Charts and diagrams as code
┄┄┄┄┄┄┄┄┄┄┄┄┄┄┄┄┄┄┄┄
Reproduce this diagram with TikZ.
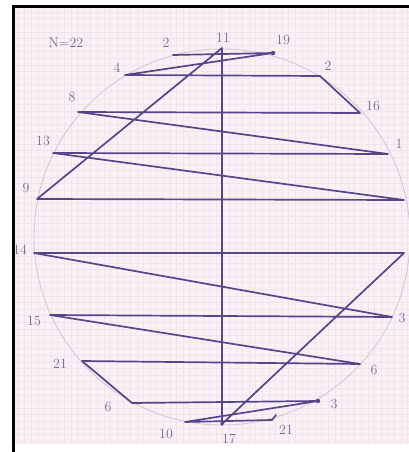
\documentclass[tikz,border=0pt]{standalone}
\usepackage{tikz}
\usetikzlibrary{positioning}
\definecolor{ink}{RGB}{85,70,138}
\definecolor{pencil}{RGB}{120,105,150}
\definecolor{paper}{RGB}{250,241,246}
\definecolor{gridline}{RGB}{243,228,236}
\definecolor{rim}{RGB}{214,200,210}

\begin{document}
\begin{tikzpicture}[x=1pt,y=-1pt,
  chord/.style={draw=ink,line width=1.7pt,line join=round,line cap=round},
  num/.style={text=pencil,font=\fontsize{14}{14}\selectfont,inner sep=1pt}]
  \useasboundingbox (0,0) rectangle (409,452);
  \fill[white] (0,0) rectangle (409,452);
  % squared paper
  \fill[paper] (15,8) rectangle (409,444);
  \foreach \gx in {18,24.6,...,409} \draw[gridline,line width=0.35pt] (\gx,8) -- (\gx,444);
  \foreach \gy in {12,18.6,...,444} \draw[gridline,line width=0.35pt] (15,\gy) -- (409,\gy);
  \draw[line width=3pt] (13.5,452) -- (13.5,6.5) -- (409,6.5);

  % circle
  \coordinate (c) at (222,237);
  \draw[rim,line width=0.9pt] (c) circle[radius=188pt];

  % points
  \coordinate (p2) at (173,55);
  \coordinate (p19) at (273,53);
  \coordinate (p4) at (125,75);
  \coordinate (p12) at (320,76);
  \coordinate (p16) at (360,113);
  \coordinate (p8) at (78,112);
  \coordinate (p1) at (388,154);
  \coordinate (p13) at (53,153);
  \coordinate (pr) at (404,200);
  \coordinate (p9) at (37,199);
  \coordinate (p11) at (222,48);
  \coordinate (p17) at (222,424);
  \coordinate (pq) at (404,253);
  \coordinate (p14) at (34,253);
  \coordinate (p3) at (392,317);
  \coordinate (p15) at (50,315);
  \coordinate (p6) at (360,364);
  \coordinate (p21) at (82,361);
  \coordinate (p6b) at (132,403);
  \coordinate (p3b) at (318,401);
  \coordinate (p10) at (185,422);
  \coordinate (p21b) at (272,420);
  \coordinate (tick) at (276,415);

  % the chain
  \draw[chord] (p2) -- (p19) -- (p4) -- (p12) -- (p16) -- (p8) -- (p1) -- (p13)
    -- (pr) -- (p9) -- (p11);
  \draw[chord,line width=1.3pt] (p11) -- (p17);
  \draw[chord] (p17) -- (pq) -- (p14) -- (p3) -- (p15) -- (p6) -- (p21) -- (p6b)
    -- (p3b) -- (p10) -- (p21b) -- (tick);
  \fill[ink] (p19) circle[radius=2.2pt];
  \fill[ink] (p3b) circle[radius=2.2pt];
  \fill[ink] (p17) circle[radius=1.8pt];

  % labels
  \node[num] (nn) at (66,43) {N=22};
  \node[num] (l2) at (166,43) {2};
  \node[num] (l11) at (223,38) {11};
  \node[num] (l19) at (283,40) {19};
  \node[num] (l4) at (117,68) {4};
  \node[num] (l12) at (328,66) {2};
  \node[num] (l8) at (72,97) {8};
  \node[num] (l16) at (373,106) {16};
  \node[num] (l13) at (43,141) {13};
  \node[num] (l1) at (399,144) {1};
  \node[num] (l9) at (26,188) {9};
  \node[num] (l14) at (20,250) {14};
  \node[num] (l15) at (34,321) {15};
  \node[num] (l3) at (402,318) {3};
  \node[num] (l21) at (60,364) {21};
  \node[num] (l6) at (374,370) {6};
  \node[num] (l6b) at (108,407) {6};
  \node[num] (l3b) at (334,404) {3};
  \node[num] (l10) at (166,434) {10};
  \node[num] (l17) at (229,439) {17};
  \node[num] (l21b) at (286,430) {21};
\end{tikzpicture}
\end{document}
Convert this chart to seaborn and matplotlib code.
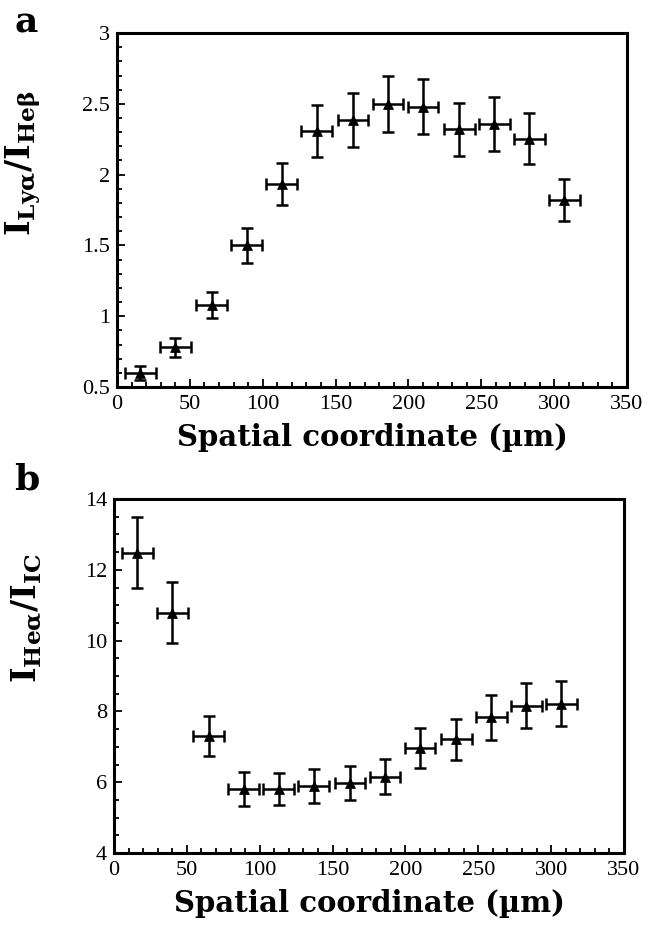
import matplotlib
matplotlib.use("Agg")
import matplotlib.pyplot as plt
from matplotlib.ticker import MultipleLocator, FuncFormatter
import seaborn as sns
import pandas as pd

# spatial positions (um) and horizontal error
x_pos = [16, 40, 65, 89, 113, 137, 162, 186, 210, 235, 259, 283, 307]
x_err = [10.5] * 13

# panel a: I_Lya / I_Heb
ratio_a = [0.60, 0.78, 1.08, 1.50, 1.935, 2.31, 2.385, 2.50, 2.48, 2.32, 2.36, 2.255, 1.82]
err_a = [0.05, 0.065, 0.09, 0.123, 0.15, 0.185, 0.19, 0.20, 0.195, 0.185, 0.19, 0.183, 0.15]

# panel b: I_Hea / I_IC
ratio_b = [12.48, 10.79, 7.31, 5.80, 5.80, 5.88, 5.97, 6.16, 6.96, 7.22, 7.83, 8.16, 8.22]
err_b = [1.0, 0.87, 0.57, 0.48, 0.45, 0.48, 0.48, 0.50, 0.56, 0.58, 0.64, 0.64, 0.64]

sns.set_style("ticks", rc={"text.color": "black", "axes.labelcolor": "black",
                           "xtick.color": "black", "ytick.color": "black",
                           "axes.edgecolor": "black"})
plt.rcParams['font.family'] = ['DejaVu Serif']
plt.rcParams['mathtext.fontset'] = 'dejavuserif'

fig = plt.figure(figsize=(6.54, 9.25), dpi=100)
ax_a = fig.add_axes([0.1789, 0.5816, 0.7798, 0.3827])
ax_b = fig.add_axes([0.1743, 0.0778, 0.7798, 0.3827])

tick_font = {'family': 'Liberation Serif', 'size': 16}


def draw_panel(ax, y, yerr, ylim, ymaj, ymin, ylabel, lab_xy):
    df = pd.DataFrame({"x": x_pos, "y": y})
    ax.errorbar(x_pos, y, xerr=x_err, yerr=yerr, fmt='none', ecolor='black',
                elinewidth=1.8, capsize=4.5, capthick=1.8)
    sns.scatterplot(data=df, x="x", y="y", ax=ax, marker='^', color='black',
                    s=50, edgecolor='black', zorder=3)
    ax.set_xlim(0, 350)
    ax.set_ylim(*ylim)
    ax.xaxis.set_major_locator(MultipleLocator(50))
    ax.xaxis.set_minor_locator(MultipleLocator(10))
    ax.yaxis.set_major_locator(MultipleLocator(ymaj))
    ax.yaxis.set_minor_locator(MultipleLocator(ymin))
    ax.yaxis.set_major_formatter(FuncFormatter(lambda v, p: '%g' % v))
    ax.tick_params(which='both', direction='in', top=False, right=False, width=1.3)
    ax.tick_params(which='major', length=6)
    ax.tick_params(which='minor', length=3.5)
    ax.tick_params(axis='x', pad=6)
    ax.tick_params(axis='y', pad=5)
    for lbl in ax.get_xticklabels() + ax.get_yticklabels():
        lbl.set_fontfamily(tick_font['family'])
        lbl.set_fontsize(tick_font['size'])
    for sp in ax.spines.values():
        sp.set_linewidth(2.2)
    ax.set_xlabel("Spatial coordinate (µm)", fontsize=21, fontweight='bold', labelpad=6)
    ax.set_ylabel(ylabel, fontsize=24)
    ax.yaxis.set_label_coords(*lab_xy)


draw_panel(ax_a, ratio_a, err_a, (0.5, 3), 0.5, 0.1,
           r'$\mathbf{I_{Ly\alpha}/I_{He\beta}}$', (-0.145, 0.633))
draw_panel(ax_b, ratio_b, err_b, (4, 14), 2, 0.5,
           r'$\mathbf{I_{He\alpha}/I_{IC}}$', (-0.137, 0.664))

fig.text(0.022, 0.9654, "a", fontsize=26, fontweight='bold', va='baseline')
fig.text(0.022, 0.4703, "b", fontsize=26, fontweight='bold', va='baseline')

fig.savefig("out.png", dpi=100)
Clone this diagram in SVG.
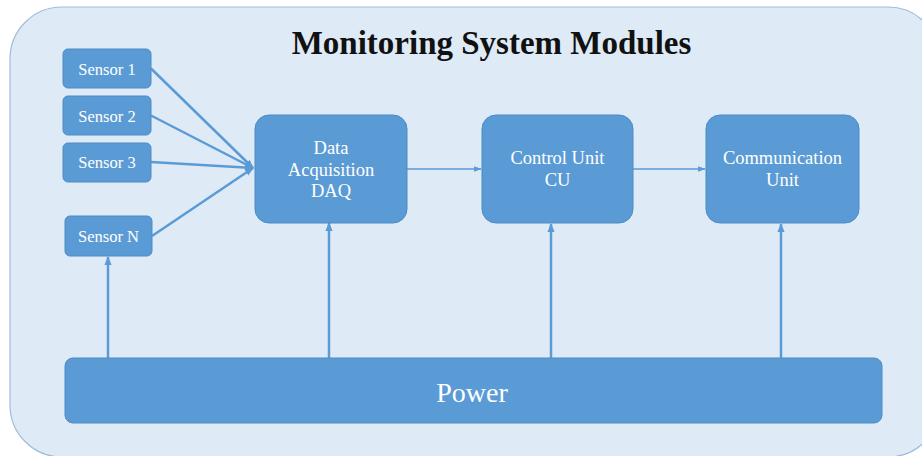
<svg xmlns="http://www.w3.org/2000/svg" width="922" height="456" viewBox="0 0 922 456">
  <style>
    .node { fill: #5b9bd5; stroke: #4c8bc6; stroke-width: 1; }
    .lbl { fill: #ffffff; font-family: "Liberation Serif", "Times New Roman", serif; text-anchor: middle; }
    .sens { font-size: 16.5px; }
    .unit { font-size: 18.5px; }
    .wire { stroke: #5b9bd5; fill: none; }
    .thick { stroke-width: 2.5; }
    .thin { stroke-width: 1.5; }
  </style>
  <defs>
    <marker id="ah" viewBox="0 0 10 10" refX="9" refY="5" markerUnits="userSpaceOnUse" markerWidth="9" markerHeight="9" orient="auto">
      <path d="M0,1 L10,5 L0,9 z" fill="#5b9bd5"/>
    </marker>
    <marker id="ahs" viewBox="0 0 10 10" refX="9" refY="5" markerUnits="userSpaceOnUse" markerWidth="8" markerHeight="8" orient="auto">
      <path d="M0,1.5 L10,5 L0,8.5 z" fill="#5b9bd5"/>
    </marker>
  </defs>

  <rect width="922" height="456" fill="#ffffff"/>
  <!-- panel -->
  <rect x="10" y="7" width="930" height="450" rx="52" ry="52" fill="#deebf7" stroke="#9fbcd9" stroke-width="1.2"/>

  <text x="491.5" y="54" font-family="Liberation Serif, 'Times New Roman', serif" font-size="33" font-weight="bold" text-anchor="middle" fill="#111111">Monitoring System Modules</text>

  <!-- connectors -->
  <g id="connectors">
    <line class="wire thick" x1="151" y1="68.5" x2="253" y2="168" marker-end="url(#ah)"/>
    <line class="wire thick" x1="151" y1="115.5" x2="253" y2="168" marker-end="url(#ah)"/>
    <line class="wire thick" x1="151" y1="162" x2="253" y2="168" marker-end="url(#ah)"/>
    <line class="wire thick" x1="152" y1="236" x2="253" y2="168" marker-end="url(#ah)"/>
    <line class="wire thin" x1="407" y1="169" x2="481" y2="169" marker-end="url(#ahs)"/>
    <line class="wire thin" x1="633" y1="169" x2="705" y2="169" marker-end="url(#ahs)"/>
    <line class="wire thick" x1="108" y1="358" x2="108" y2="257" marker-end="url(#ah)"/>
    <line class="wire thick" x1="329" y1="358" x2="329" y2="223" marker-end="url(#ah)"/>
    <line class="wire thick" x1="551" y1="358" x2="551" y2="224" marker-end="url(#ah)"/>
    <line class="wire thick" x1="781" y1="358" x2="781" y2="224" marker-end="url(#ah)"/>
  </g>

  <g id="sensor1">
    <rect class="node" x="63" y="49" width="88" height="39" rx="5"/>
    <text class="lbl sens" x="107" y="74.5">Sensor 1</text>
  </g>
  <g id="sensor2">
    <rect class="node" x="63" y="96" width="88" height="39" rx="5"/>
    <text class="lbl sens" x="107" y="121.5">Sensor 2</text>
  </g>
  <g id="sensor3">
    <rect class="node" x="63" y="143" width="88" height="39" rx="5"/>
    <text class="lbl sens" x="107" y="168">Sensor 3</text>
  </g>
  <g id="sensorN">
    <rect class="node" x="65" y="216" width="87" height="40" rx="5"/>
    <text class="lbl sens" x="108.5" y="242">Sensor N</text>
  </g>

  <g id="daq">
    <rect class="node" x="255" y="115" width="152" height="108" rx="14"/>
    <text class="lbl unit" x="331" y="154">Data</text>
    <text class="lbl unit" x="331" y="176">Acquisition</text>
    <text class="lbl unit" x="331" y="197">DAQ</text>
  </g>
  <g id="cu">
    <rect class="node" x="482" y="115" width="151" height="108" rx="14"/>
    <text class="lbl unit" x="557.5" y="164">Control Unit</text>
    <text class="lbl unit" x="557.5" y="186">CU</text>
  </g>
  <g id="comm">
    <rect class="node" x="706" y="115" width="153" height="108" rx="14"/>
    <text class="lbl unit" x="782.5" y="164">Communication</text>
    <text class="lbl unit" x="782.5" y="186">Unit</text>
  </g>

  <g id="power">
    <rect class="node" x="65" y="358" width="817" height="65" rx="8"/>
    <text class="lbl" x="472" y="402" font-size="28">Power</text>
  </g>
</svg>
┄┄┄┄┄┄┄┄┄┄┄┄┄┄┄┄┄┄┄┄
Copy the lines above exactly, starting with the line that contains "Convert this chart" and ending with the line that contains "import pandas as pd", and leave out any pictures.

Convert this chart to seaborn and matplotlib code.
import matplotlib
matplotlib.use("Agg")
import matplotlib.pyplot as plt
from matplotlib.ticker import MultipleLocator, FuncFormatter
import seaborn as sns
import pandas as pd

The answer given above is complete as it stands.